▶ [PROBLEM REQUIREMENTS]: Starting from the top of the material, restate each line exactly until the line that contains "const yMin = 0, yMax = 8;", which is also copied. Pictures are excluded.

=======

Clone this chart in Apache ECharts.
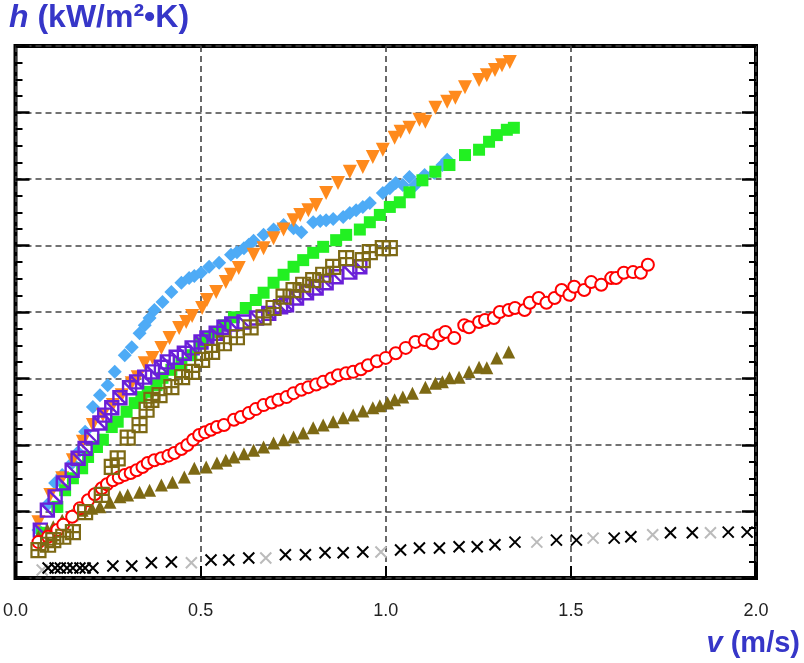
<!DOCTYPE html>
<html>
<head>
<meta charset="utf-8">
<script src="https://cdn.jsdelivr.net/npm/echarts/dist/echarts.min.js"></script>
<style>
  html, body { margin: 0; padding: 0; background: #fff; }
  #container { width: 804px; height: 663px; }
</style>
</head>
<body>
<div id="container"></div>
<script>
// axis ticks
const xTicks = [0, 0.5, 1.0, 1.5, 2.0];
const yMin = 0, yMax = 8;

// data: [v (m/s), h]
const blueDiamond = [
  [0.062,0.72],[0.086,1.10],[0.107,1.43],[0.126,1.55],[0.153,1.73],[0.169,1.89],[0.188,2.20],
  [0.209,2.57],[0.228,2.75],[0.249,2.90],[0.268,3.10],[0.295,3.35],[0.314,3.47],[0.335,3.68],
  [0.349,3.80],[0.362,3.91],[0.375,4.03],[0.397,4.15],[0.421,4.30],[0.448,4.44],[0.469,4.51],
  [0.483,4.54],[0.501,4.59],[0.523,4.68],[0.550,4.74],[0.582,4.86],[0.598,4.90],[0.617,4.96],
  [0.630,5.01],[0.643,5.07],[0.670,5.16],[0.697,5.24],[0.724,5.31],[0.751,5.26],[0.772,5.20],
  [0.804,5.35],[0.823,5.37],[0.839,5.38],[0.858,5.40],[0.885,5.43],[0.903,5.49],[0.920,5.53],
  [0.938,5.58],[0.957,5.64],[0.992,5.79],[1.011,5.86],[1.027,5.94],[1.046,5.91],[1.064,6.03],
  [1.080,5.91],[1.105,6.06],[1.131,6.09],[1.153,6.21],[1.166,6.29]
];
const orangeTri = [
  [0.062,0.84],[0.094,1.25],[0.126,1.50],[0.155,1.77],[0.182,2.05],[0.209,2.30],[0.236,2.45],
  [0.263,2.60],[0.287,2.75],[0.314,2.93],[0.330,3.02],[0.349,3.23],[0.370,3.31],[0.394,3.46],
  [0.416,3.61],[0.442,3.76],[0.461,3.85],[0.477,3.94],[0.504,4.06],[0.517,4.18],[0.542,4.30],
  [0.568,4.45],[0.582,4.56],[0.603,4.66],[0.643,4.86],[0.670,4.96],[0.697,5.11],[0.724,5.24],
  [0.751,5.38],[0.769,5.46],[0.791,5.53],[0.812,5.61],[0.839,5.79],[0.871,5.94],[0.903,6.11],
  [0.938,6.18],[0.965,6.33],[0.992,6.44],[1.024,6.62],[1.040,6.71],[1.064,6.77],[1.091,6.89],
  [1.107,6.86],[1.134,7.07],[1.166,7.16],[1.188,7.22],[1.214,7.38],[1.252,7.49],[1.273,7.56],
  [1.295,7.64],[1.314,7.71],[1.335,7.76]
];
const greenSquare = [
  [0.072,0.68],[0.113,1.07],[0.134,1.32],[0.155,1.50],[0.180,1.65],[0.196,1.82],[0.220,1.97],
  [0.236,2.08],[0.260,2.27],[0.276,2.35],[0.300,2.50],[0.322,2.63],[0.340,2.72],[0.357,2.80],
  [0.381,2.90],[0.397,3.01],[0.421,3.13],[0.448,3.23],[0.475,3.35],[0.501,3.53],[0.517,3.62],
  [0.542,3.70],[0.563,3.80],[0.590,3.92],[0.622,4.06],[0.649,4.18],[0.670,4.29],[0.697,4.44],
  [0.724,4.56],[0.751,4.68],[0.777,4.78],[0.804,4.89],[0.831,4.98],[0.866,5.08],[0.893,5.16],
  [0.930,5.24],[0.957,5.35],[0.984,5.46],[1.011,5.58],[1.038,5.65],[1.064,5.80],[1.099,5.98],
  [1.134,6.11],[1.172,6.21],[1.214,6.36],[1.252,6.44],[1.279,6.56],[1.300,6.66],[1.327,6.74],
  [1.346,6.77]
];
const purpleBox = [
  [0.067,0.72],[0.086,1.02],[0.107,1.22],[0.129,1.43],[0.153,1.62],[0.169,1.80],[0.188,1.95],
  [0.206,2.12],[0.228,2.33],[0.241,2.45],[0.260,2.56],[0.282,2.71],[0.308,2.86],[0.327,2.95],
  [0.349,3.02],[0.370,3.10],[0.394,3.17],[0.410,3.25],[0.434,3.32],[0.456,3.38],[0.477,3.46],
  [0.501,3.55],[0.517,3.61],[0.542,3.68],[0.563,3.77],[0.584,3.82],[0.617,3.85],[0.651,3.91],
  [0.684,3.98],[0.716,4.08],[0.732,4.11],[0.759,4.21],[0.786,4.29],[0.812,4.36],[0.839,4.44],
  [0.866,4.53],[0.903,4.60],[0.930,4.68]
];
const oliveBox = [
  [0.062,0.42],[0.088,0.50],[0.102,0.57],[0.129,0.62],[0.155,0.69],[0.188,0.99],[0.233,1.25],
  [0.260,1.67],[0.276,1.80],[0.303,2.11],[0.335,2.30],[0.354,2.53],[0.367,2.68],[0.389,2.75],
  [0.421,2.87],[0.450,3.02],[0.477,3.10],[0.504,3.28],[0.531,3.40],[0.563,3.53],[0.598,3.62],
  [0.635,3.77],[0.670,3.92],[0.697,4.06],[0.724,4.23],[0.751,4.33],[0.777,4.41],[0.804,4.48],
  [0.831,4.56],[0.858,4.68],[0.893,4.81],[0.938,4.78],[0.957,4.90],[0.992,4.96],[1.011,4.96]
];
const redCircle = [
  [0.062,0.54],[0.088,0.62],[0.113,0.72],[0.129,0.80],[0.153,0.92],[0.174,1.05],[0.196,1.17],
  [0.214,1.26],[0.233,1.35],[0.247,1.41],[0.263,1.47],[0.279,1.51],[0.295,1.55],[0.311,1.58],
  [0.327,1.62],[0.343,1.67],[0.357,1.73],[0.375,1.77],[0.394,1.80],[0.413,1.84],[0.429,1.88],
  [0.448,1.94],[0.464,2.00],[0.480,2.08],[0.496,2.15],[0.512,2.19],[0.528,2.23],[0.544,2.27],
  [0.563,2.30],[0.590,2.38],[0.609,2.42],[0.630,2.48],[0.649,2.54],[0.670,2.60],[0.692,2.64],
  [0.710,2.68],[0.732,2.72],[0.751,2.78],[0.772,2.83],[0.791,2.87],[0.812,2.91],[0.831,2.95],
  [0.853,3.00],[0.871,3.05],[0.893,3.08],[0.912,3.10],[0.933,3.14],[0.952,3.20],[0.976,3.26],
  [1.000,3.31],[1.027,3.38],[1.054,3.46],[1.080,3.55],[1.105,3.58],[1.126,3.53],[1.145,3.65],
  [1.161,3.70],[1.185,3.61],[1.212,3.80],[1.225,3.77],[1.252,3.85],[1.268,3.88],[1.292,3.91],
  [1.308,4.00],[1.332,4.03],[1.349,4.06],[1.375,4.03],[1.389,4.14],[1.413,4.21],[1.434,4.14],
  [1.456,4.21],[1.475,4.33],[1.496,4.26],[1.509,4.38],[1.536,4.33],[1.555,4.45],[1.582,4.41],
  [1.609,4.51],[1.622,4.51],[1.643,4.59],[1.668,4.60],[1.689,4.59],[1.708,4.71]
];
const oliveTri = [
  [0.062,0.62],[0.086,0.72],[0.102,0.77],[0.126,0.87],[0.153,0.95],[0.180,1.02],[0.206,1.05],
  [0.228,1.07],[0.255,1.14],[0.282,1.22],[0.303,1.25],[0.335,1.29],[0.362,1.32],[0.394,1.40],
  [0.424,1.44],[0.456,1.52],[0.483,1.65],[0.515,1.67],[0.544,1.73],[0.568,1.77],[0.590,1.82],
  [0.617,1.87],[0.643,1.92],[0.670,1.97],[0.697,2.03],[0.724,2.08],[0.751,2.12],[0.777,2.18],
  [0.804,2.26],[0.831,2.30],[0.858,2.35],[0.885,2.41],[0.912,2.45],[0.938,2.51],[0.965,2.56],
  [0.984,2.59],[1.005,2.63],[1.024,2.68],[1.046,2.72],[1.072,2.78],[1.107,2.87],[1.134,2.93],
  [1.153,2.95],[1.172,3.01],[1.198,3.02],[1.225,3.10],[1.252,3.17],[1.273,3.16],[1.300,3.31],
  [1.332,3.40]
];
const blackX = [
  [0.072,0.12],[0.088,0.15],[0.107,0.15],[0.121,0.15],[0.139,0.15],[0.155,0.15],[0.174,0.15],
  [0.188,0.15],[0.209,0.15],[0.263,0.18],[0.314,0.18],[0.367,0.23],[0.421,0.24],[0.475,0.23],
  [0.528,0.27],[0.576,0.27],[0.630,0.30],[0.676,0.30],[0.729,0.35],[0.783,0.35],[0.836,0.38],
  [0.885,0.38],[0.938,0.39],[0.987,0.39],[1.040,0.42],[1.091,0.45],[1.145,0.45],[1.198,0.47],
  [1.247,0.47],[1.295,0.50],[1.349,0.54],[1.408,0.54],[1.461,0.57],[1.515,0.57],[1.560,0.60],
  [1.617,0.60],[1.662,0.62],[1.721,0.65],[1.769,0.68],[1.828,0.68],[1.877,0.68],[1.925,0.69],
  [1.976,0.69]
];
// indices of the x marks printed faint grey
const faintX = [0, 13, 17, 23, 31, 34, 37, 40];

const olive = '#7d6914';
const font = 'Liberation Sans, Arial, sans-serif';

let myChart = echarts.init(document.getElementById('container'));

function scatter(name, data, symbol, size, style, extra) {
  return Object.assign({
    name: name,
    type: 'scatter',
    data: data,
    symbol: symbol,
    symbolSize: size,
    itemStyle: Object.assign({ opacity: 1 }, style),
    silent: true
  }, extra || {});
}

let option = {
  animation: false,
  grid: {
    left: 10, right: 48, top: 46, bottom: 85,
    show: true, borderColor: '#000', borderWidth: 4, backgroundColor: 'transparent'
  },
  xAxis: {
    type: 'value',
    min: xTicks[0], max: xTicks[xTicks.length - 1], interval: 0.5,
    axisLine: { show: false },
    axisTick: { show: true, inside: true, length: 12, lineStyle: { color: '#000', width: 2 } },
    splitLine: { show: true, lineStyle: { type: [6, 4], color: '#444', width: 1.6 } },
    axisLabel: {
      margin: 24, fontSize: 18, color: '#222', fontFamily: font,
      showMinLabel: true, showMaxLabel: true,
      formatter: function (v) { return v.toFixed(1); }
    }
  },
  yAxis: [
    {
      type: 'value', min: yMin, max: yMax, interval: 1, position: 'left',
      axisLine: { show: false },
      axisLabel: { show: false },
      axisTick: { show: true, inside: true, length: 14, lineStyle: { color: '#000', width: 2.5 } },
      minorTick: { show: true, splitNumber: 4, length: 7, lineStyle: { color: '#000', width: 2 } },
      splitLine: { show: true, lineStyle: { type: [6, 4], color: '#444', width: 1.6 } }
    },
    {
      type: 'value', min: yMin, max: yMax, interval: 1, position: 'right',
      axisLine: { show: false },
      axisLabel: { show: false },
      axisTick: { show: true, inside: true, length: 14, lineStyle: { color: '#000', width: 2.5 } },
      minorTick: { show: true, splitNumber: 4, length: 7, lineStyle: { color: '#000', width: 2 } },
      splitLine: { show: false }
    }
  ],
  graphic: [
    {
      type: 'text', left: 9, top: 2,
      style: {
        text: '{i|h} (kW/m²•K)',
        font: 'bold 32px ' + font,
        fill: '#3636c8',
        rich: { i: { fontStyle: 'italic', fontWeight: 'bold', fontSize: 32, fontFamily: font, fill: '#3636c8' } }
      }
    },
    {
      type: 'text', right: 4, top: 629,
      style: {
        text: '{i|v} (m/s)',
        font: 'bold 29px ' + font,
        fill: '#3636c8',
        rich: { i: { fontStyle: 'italic', fontWeight: 'bold', fontSize: 29, fontFamily: font, fill: '#3636c8' } }
      }
    }
  ],
  series: [
    scatter('x', blackX, 'emptyPath://M0,0L10,10M10,0L0,10', 11, {
      color: function (p) { return faintX.indexOf(p.dataIndex) >= 0 ? '#bbb' : '#000'; },
      borderWidth: 2.6
    }),
    scatter('diamond', blueDiamond, 'diamond', 14, { color: '#4eabf6' }),
    scatter('down', orangeTri, 'triangle', 14, { color: '#ff8a1c' }, { symbolRotate: 180 }),
    scatter('square', greenSquare, 'rect', 12, { color: '#22f022' }),
    scatter('box', purpleBox, 'path://M0,0H10V10H0Z M0,0L10,10', 13,
      { color: 'rgba(255,255,255,0)', borderColor: '#6a1fd8', borderWidth: 2.4 }),
    scatter('tri', oliveTri, 'triangle', 13, { color: olive }),
    scatter('circle', redCircle, 'emptyCircle', 12, { color: '#ff0000', borderWidth: 3 }),
    scatter('grid', oliveBox, 'path://M0,0H10V10H0Z M5,0V10 M0,5H10', 14,
      { color: 'rgba(255,255,255,0)', borderColor: olive, borderWidth: 2.2 })
  ]
};

myChart.setOption(option);
</script>
</body>
</html>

=======

▶ [WRITTEN RESPONSE]:
Clone this chart in Apache ECharts.
<!DOCTYPE html>
<html>
<head>
<meta charset="utf-8">
<script src="https://cdn.jsdelivr.net/npm/echarts/dist/echarts.min.js"></script>
<style>
  html, body { margin: 0; padding: 0; background: #fff; }
  #container { width: 804px; height: 663px; }
</style>
</head>
<body>
<div id="container"></div>
<script>
// axis ticks
const xTicks = [0, 0.5, 1.0, 1.5, 2.0];
const yMin = 0, yMax = 8;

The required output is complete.